Botanical Name: Ilex pedunculosa
In clusters on Male plants, but solitary on Females. Flowers are a greenish white and fairly inconspicuous.
Beautiful dark green, shiny leaves are evergreen.
A very showy red drupe that hangs from a long stem
A broad shrub or small pyramidal tree.
Can reach 30 feet but 15 to 20 feet is more typical.
Full sun to partial shade.
China and Japan
Responds well to shearing and can be pruned back to old wood.

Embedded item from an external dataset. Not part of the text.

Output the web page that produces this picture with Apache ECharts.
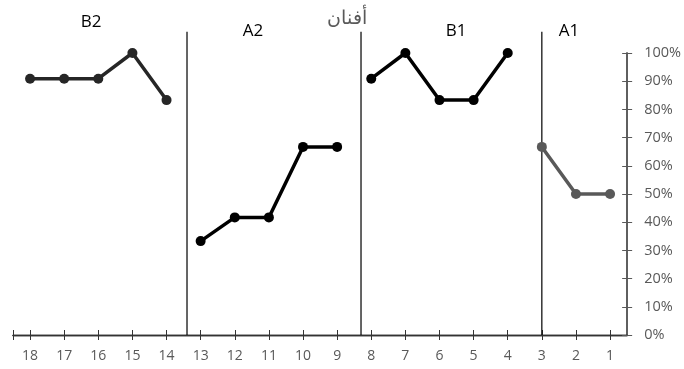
<!DOCTYPE html>
<html><head><meta charset="utf-8">
<script src="https://cdn.jsdelivr.net/npm/echarts@6/dist/echarts.min.js"></script>
<style>html,body{margin:0;padding:0;background:#fff}#c{width:684px;height:369px}</style>
</head><body><div id="c"></div>
<script>
const sessions = [18,17,16,15,14,13,12,11,10,9,8,7,6,5,4,3,2,1];
const b2X = [18,17,16,15,14];
const b2Y = [90.9,90.9,90.9,100,83.3];
const a2X = [13,12,11,10,9];
const a2Y = [33.3,41.7,41.7,66.7,66.7];
const b1X = [8,7,6,5,4];
const b1Y = [90.9,100,83.3,83.3,100];
const a1X = [3,2,1];
const a1Y = [66.7,50,50];
const phaseNames = ['B2','A2','B1','A1'];
const dividers = [13.4,8.3,3.0];
const dividerTop = 107.5;
const titleText = 'أفنان';

const font = '"Open Sans", "Noto Sans", sans-serif';
const pair = (xs, ys) => xs.map((x,i)=>[x, ys[i]]);
const mk = (name, xs, ys, color) => ({
  name, type:'line', data: pair(xs, ys), xAxisIndex:0, yAxisIndex:0,
  symbol:'circle', symbolSize:10, itemStyle:{color},
  lineStyle:{color, width:3.5}, z:5, clip:false, silent:true
});
const dividerData = [];
dividers.forEach(d => { dividerData.push([d,0],[d,dividerTop],'-'); });
const series = [
  {name:'div', type:'line', data:dividerData, symbol:'none', clip:false, silent:true, z:2,
   connectNulls:false, lineStyle:{color:'#000000', width:1.2}},
  mk('B2', b2X, b2Y, '#262626'),
  mk('A2', a2X, a2Y, '#000000'),
  mk('B1', b1X, b1Y, '#000000'),
  mk('A1', a1X, a1Y, '#595959')
];

const grid = {left:13, right:56, top:53, bottom:34};
const xBase = {
  type:'value', min:0.5, max:18.5, inverse:true, position:'bottom', gridIndex:0,
  splitLine:{show:false},
  axisLine:{show:true, lineStyle:{color:'#333333', width:1.3}},
};
const yBase = {
  type:'value', min:0, max:100, interval:10, position:'right', gridIndex:0,
  splitLine:{show:false},
  axisLine:{show:true, lineStyle:{color:'#595959', width:1.6}},
};
const chart = echarts.init(document.getElementById('c'));
chart.setOption({
  animation:false,
  backgroundColor:'#fff',
  grid,
  xAxis:[
    Object.assign({}, xBase, {
      axisTick:{show:true, inside:false, length:5, customValues:sessions.concat([18.5]), lineStyle:{color:'#333333'}},
      axisLabel:{show:true, customValues:sessions, margin:14, color:'#595959', fontSize:14, fontFamily:font}
    }),
    Object.assign({}, xBase, {
      axisTick:{show:true, inside:true, length:5, customValues:sessions.concat([18.5]), lineStyle:{color:'#333333'}},
      axisLabel:{show:false}
    })
  ],
  yAxis:[
    Object.assign({}, yBase, {
      axisTick:{show:true, inside:false, length:5, lineStyle:{color:'#595959'}},
      axisLabel:{show:true, margin:17, color:'#595959', fontSize:14.5, fontFamily:font, formatter:v=>v+'%'}
    }),
    Object.assign({}, yBase, {
      axisTick:{show:true, inside:true, length:5, lineStyle:{color:'#595959'}},
      axisLabel:{show:false}
    })
  ],
  graphic:[
    {type:'text', x:347, y:9, style:{text:titleText, fill:'#595959', font:'19px '+font, align:'center'}},
    {type:'text', x:91, y:14, style:{text:phaseNames[0], fill:'#000', font:'17px '+font, align:'center'}},
    {type:'text', x:253, y:23, style:{text:phaseNames[1], fill:'#000', font:'17px '+font, align:'center'}},
    {type:'text', x:456, y:23, style:{text:phaseNames[2], fill:'#000', font:'17px '+font, align:'center'}},
    {type:'text', x:569, y:23, style:{text:phaseNames[3], fill:'#000', font:'17px '+font, align:'center'}}
  ],
  series
});
</script></body></html>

Description: Those of you that know me realize that this is one of my favorite plants. Also, one of my great frustrations in life is my inability to sell it. Ilex pedunculosa is certainly one of the hardiest of any of the hollies. It is a tree that can reach a height of 30 feet, and its evergreen leaves, although described by some as laurel-like, to me look like those of a pear. The red fruits are produced on a long fruit stalk that can be an inch and a half long. I have an Ilex pedunculosa planted on the northwest corner of my house which is on a relatively windswept hill. Even in the severest winters, I have never seen a brown leaf on this plant. This is a native of China and Japan and was introduced into England by E. H. Wilson in 1901. Although a bit sprawling and requiring shearing when young, it provides an excellent specimen when older. Come what may, we will continue to grow it and do our best to introduce it to the public with the aid, I hope, of some cooperative retail nurserymen. We list both male and female plants - the male growing about half as fast and large as the female. The clones we grow came from the University of Massachusetts many years ago.